O nosso Centrão, acredito, já foi bem perfilado, e é bem conhecido, mas como seria o “centrão” no sistema presidencialista norte-americano? O modelo de lá contempla o voto distrital, que naturalmente leva à redução de partidos, pois quem se elege representa realmente os que votaram nele naquele distrito. Quanto mais local a eleição, menos pautada por questões ideológicas. Os deputados federais - congressmen - são eleitos com base em sua capacidade de articular e representar as pautas nacionais. Os deputados estaduais se atém a temas estaduais, e nas cidades que possuem câmara de vereadores - sendo que nem todas adotam esse modelo - os legisladores representam praticamente seus bairros.
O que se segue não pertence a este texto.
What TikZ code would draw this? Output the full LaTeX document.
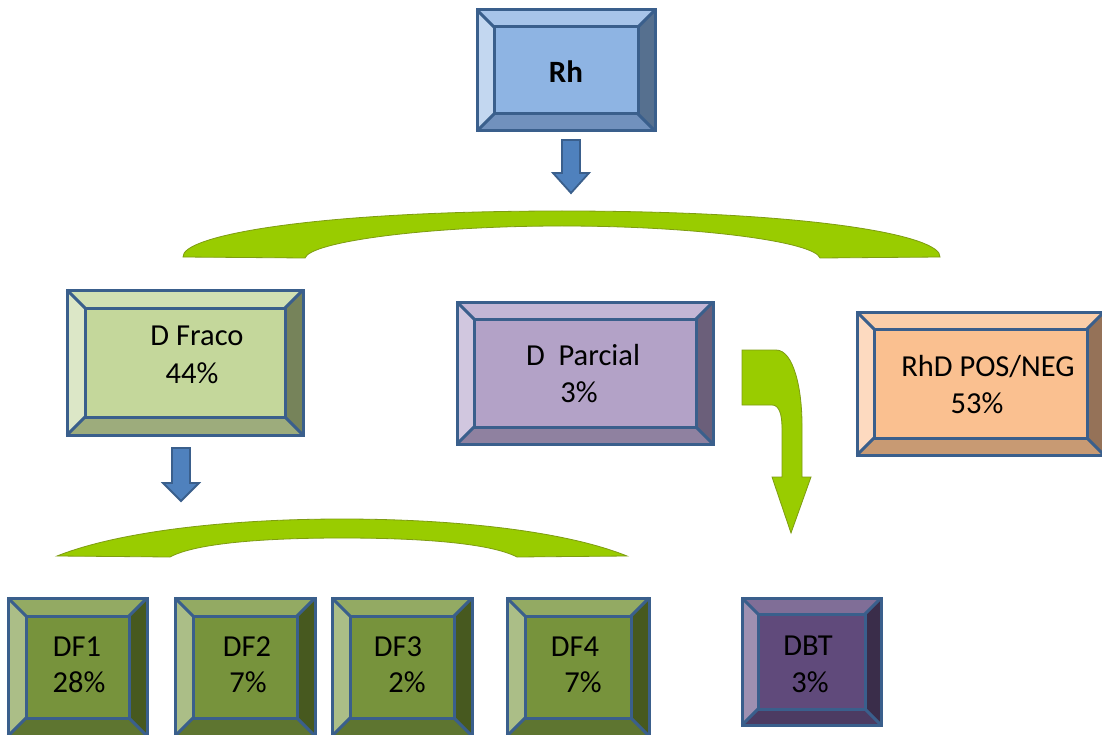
\documentclass[tikz,border=0pt]{standalone}
\usepackage{fontspec}
\setmainfont{Carlito}
\usetikzlibrary{calc}

% outline and arrow colours
\definecolor{edge}{HTML}{3A5F8C}
\definecolor{arrowblue}{HTML}{4F81BD}
\definecolor{lime}{HTML}{99CC00}
\definecolor{limeedge}{HTML}{7E9C12}
% bevelled panel palettes: face, top, left, right, bottom
\definecolor{rhFace}{HTML}{8EB4E3}\definecolor{rhTop}{HTML}{A7C4E9}\definecolor{rhLeft}{HTML}{C3D7F0}\definecolor{rhRight}{HTML}{56708F}\definecolor{rhBot}{HTML}{7191BD}
\definecolor{frFace}{HTML}{C4D79B}\definecolor{frTop}{HTML}{D1E0B3}\definecolor{frLeft}{HTML}{DCE7C7}\definecolor{frRight}{HTML}{76835A}\definecolor{frBot}{HTML}{9DAC7C}
\definecolor{paFace}{HTML}{B3A2C7}\definecolor{paTop}{HTML}{C3B6D5}\definecolor{paLeft}{HTML}{D1C7DF}\definecolor{paRight}{HTML}{6B5F7A}\definecolor{paBot}{HTML}{8F81A0}
\definecolor{poFace}{HTML}{FAC090}\definecolor{poTop}{HTML}{FBCEA9}\definecolor{poLeft}{HTML}{FDDAC0}\definecolor{poRight}{HTML}{957258}\definecolor{poBot}{HTML}{C89A73}
\definecolor{dfFace}{HTML}{77933C}\definecolor{dfTop}{HTML}{93AA63}\definecolor{dfLeft}{HTML}{ABBE87}\definecolor{dfRight}{HTML}{47591F}\definecolor{dfBot}{HTML}{5E7530}
\definecolor{dbFace}{HTML}{604A7B}\definecolor{dbTop}{HTML}{806E97}\definecolor{dbLeft}{HTML}{9E90B1}\definecolor{dbRight}{HTML}{3A2D4A}\definecolor{dbBot}{HTML}{4C3B62}

\tikzset{
  panel/.style={rectangle, inner sep=0pt, outer sep=0pt},
  bord/.style={draw=edge, line width=3pt, line join=miter},
  lbl/.style={anchor=base, inner sep=0pt, text=black, font=\fontsize{30.5}{36}\selectfont},
  greenshape/.style={fill=lime, draw=limeedge, line width=0.8pt},
  bluearrow/.style={fill=arrowblue, draw=edge, line width=1.8pt, line join=miter},
}

% bevelled panel around node #1: #2 bevel width, #3 face, #4 top, #5 left, #6 right, #7 bottom
\newcommand\bevelpanel[7]{%
  \fill[#4] (#1.north west) -- (#1.north east) -- ($(#1.north east)+(-#2,-#2)$) -- ($(#1.north west)+(#2,-#2)$) -- cycle;
  \fill[#5] (#1.north west) -- (#1.south west) -- ($(#1.south west)+(#2,#2)$) -- ($(#1.north west)+(#2,-#2)$) -- cycle;
  \fill[#6] (#1.north east) -- (#1.south east) -- ($(#1.south east)+(-#2,#2)$) -- ($(#1.north east)+(-#2,-#2)$) -- cycle;
  \fill[#7] (#1.south west) -- (#1.south east) -- ($(#1.south east)+(-#2,#2)$) -- ($(#1.south west)+(#2,#2)$) -- cycle;
  \fill[#3] ($(#1.north west)+(#2,-#2)$) rectangle ($(#1.south east)+(-#2,#2)$);
  \draw[bord] ($(#1.north west)+(#2,-#2)$) rectangle ($(#1.south east)+(-#2,#2)$);
  \draw[bord] (#1.north west) -- ++(#2,-#2) (#1.north east) -- ++(-#2,-#2)
              (#1.south west) -- ++(#2,#2) (#1.south east) -- ++(-#2,#2);
  \draw[bord] (#1.north west) rectangle (#1.south east);
}

\begin{document}
\begin{tikzpicture}[x=1pt,y=-1pt]
\useasboundingbox (0,0) rectangle (1102,735);
\clip (0,0) rectangle (1102,735);
\fill[white] (0,0) rectangle (1102,735);

% panels
\node[panel, minimum width=178pt, minimum height=121pt] (rh) at (566,70.5) {};
\node[panel, minimum width=236pt, minimum height=145pt] (fraco) at (185,362.5) {};
\node[panel, minimum width=256pt, minimum height=142pt] (parcial) at (585,373) {};
\node[panel, minimum width=247pt, minimum height=143pt] (posneg) at (980.5,383.5) {};
\node[panel, minimum width=139pt, minimum height=138pt] (df1) at (77.5,667) {};
\node[panel, minimum width=140pt, minimum height=138pt] (df2) at (245,667) {};
\node[panel, minimum width=140pt, minimum height=138pt] (df3) at (402,667) {};
\node[panel, minimum width=142pt, minimum height=138pt] (df4) at (578,667) {};
\node[panel, minimum width=139pt, minimum height=127pt] (dbt) at (811.5,661.5) {};

\bevelpanel{rh}{17pt}{rhFace}{rhTop}{rhLeft}{rhRight}{rhBot}
\bevelpanel{fraco}{18pt}{frFace}{frTop}{frLeft}{frRight}{frBot}
\bevelpanel{parcial}{17pt}{paFace}{paTop}{paLeft}{paRight}{paBot}
\bevelpanel{posneg}{17pt}{poFace}{poTop}{poLeft}{poRight}{poBot}
\bevelpanel{df1}{18pt}{dfFace}{dfTop}{dfLeft}{dfRight}{dfBot}
\bevelpanel{df2}{18pt}{dfFace}{dfTop}{dfLeft}{dfRight}{dfBot}
\bevelpanel{df3}{18pt}{dfFace}{dfTop}{dfLeft}{dfRight}{dfBot}
\bevelpanel{df4}{18pt}{dfFace}{dfTop}{dfLeft}{dfRight}{dfBot}
\bevelpanel{dbt}{16pt}{dbFace}{dbTop}{dbLeft}{dbRight}{dbBot}

% labels
\node[lbl, font=\fontsize{31}{36}\selectfont\bfseries] (rh-a) at (566,83) {Rh};
\node[lbl] (fraco-a) at (197,345) {D Fraco};
\node[lbl] (fraco-b) at (192,383) {44\%};
\node[lbl] (parcial-a) at (583,365) {D\ \ Parcial};
\node[lbl] (parcial-b) at (579,402) {3\%};
\node[lbl] (posneg-a) at (988,376) {RhD POS/NEG};
\node[lbl] (posneg-b) at (977,413) {53\%};
\node[lbl] (df1-a) at (77,656) {DF1};
\node[lbl] (df1-b) at (79,692) {28\%};
\node[lbl] (df2-a) at (247,656) {DF2};
\node[lbl] (df2-b) at (248,692) {7\%};
\node[lbl] (df3-a) at (398,656) {DF3};
\node[lbl] (df3-b) at (407,692) {2\%};
\node[lbl] (df4-a) at (575,656) {DF4};
\node[lbl] (df4-b) at (583,692) {7\%};
\node[lbl] (dbt-a) at (808,655) {DBT};
\node[lbl] (dbt-b) at (810,692) {3\%};

% block arrows below Rh and D Fraco
\coordinate (rhout) at (571,140);
\draw[bluearrow] (rhout) ++(-9,0) -- ++(18,0) -- ++(0,33) -- ++(9,0) -- ++(-18,20) -- ++(-18,-20) -- ++(9,0) -- cycle;
\coordinate (fracoout) at (181,448);
\draw[bluearrow] (fracoout) ++(-9,0) -- ++(18,0) -- ++(0,35) -- ++(9,0) -- ++(-18,18) -- ++(-18,-18) -- ++(9,0) -- cycle;

% upper curved bracket
\draw[greenshape] (183,257) .. controls (181,236) and (310,211) .. (562,211)
  .. controls (815,211) and (942,236) .. (940,257) -- (820,258)
  .. controls (815,242) and (700,226) .. (562,226)
  .. controls (425,226) and (310,242) .. (305,258) -- cycle;

% lower curved bracket
\draw[greenshape] (57,556) .. controls (120,531) and (230,519) .. (342,519)
  .. controls (455,519) and (565,531) .. (627,556) -- (517,557)
  .. controls (490,543) and (420,538) .. (342,538)
  .. controls (265,538) and (196,543) .. (170,557) -- cycle;

% bent arrow from D Parcial down to DBT
\draw[greenshape] (742,350) -- (776,350) .. controls (794,350) and (802,390) .. (802,425)
  -- (802,477) -- (811,477) -- (791,533) -- (772,477) -- (782,477) -- (782,428)
  .. controls (782,414) and (779,405) .. (772,405) -- (742,405) -- cycle;
\end{tikzpicture}
\end{document}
Nessa dinâmica, o sistema distrital é um limitador natural para a formação e o fomento de partidos, o que já ajuda muito, pois em nível federal os maiores partidos, Republicano e Democrata, direita versus esquerda, tendem a se repetir eleição a eleição, lembrando que nos Estados Unidos não há limite para criação de partidos, assim como para representação, dado importante, porque o sistema proporcional adotado pelo Brasil e por alguns países da Europa requer toda a sorte de regulamentação para que se atinja um nível mínimo de representação, além de exigir cláusulas eleitorais e de barreira para garantir governabilidade. O sistema distrital, portanto, é um limitador também da discussão em nível nacional.

Outro ponto a se destacar é que nos Estados Unidos, quem ganha, leva. Diferente dos sistemas proporcionais, em que o ganhador só leva uma parte, uma vez que no sistema proporcional é necessário fazer coligações com partidos que não têm um viés da maioria da coligação vitoriosa. Então, se a coligação de direita ganha o pleito, mas há partidos de centro-esquerda que compuseram essa coligação, quem ganhou certamente vai ter que representar pautas de esquerda. Isso não é vitória plena. Por isso, em sistemas como o norte-americano é mais fácil atingir a governabilidade, e quem governa está alinhado à ideologia vitoriosa, representada por um partido singular, que não precisa fazer concessões, pois não há a figura da coligação.

Essa dinâmica precisa ser bem compreendida, porque no Brasil  não há nem um, nem outro sistema. Fizemos uma cópia errada do modelo norte-americano, em termos de Poder Executivo - presidencialista-, e um modelo eleitoral com referências europeias, cujos modelos remontam o século XX , e já se demonstraram ineficazes. Digamos que o Brasil adota um sistema político esquizofrênico. Em contraste, no entanto, Europa e Estados Unidos estão mais coerentes dentro de seus sistemas, diferentemente do Brasil, que ainda está dando seus primeiros passos na organização política.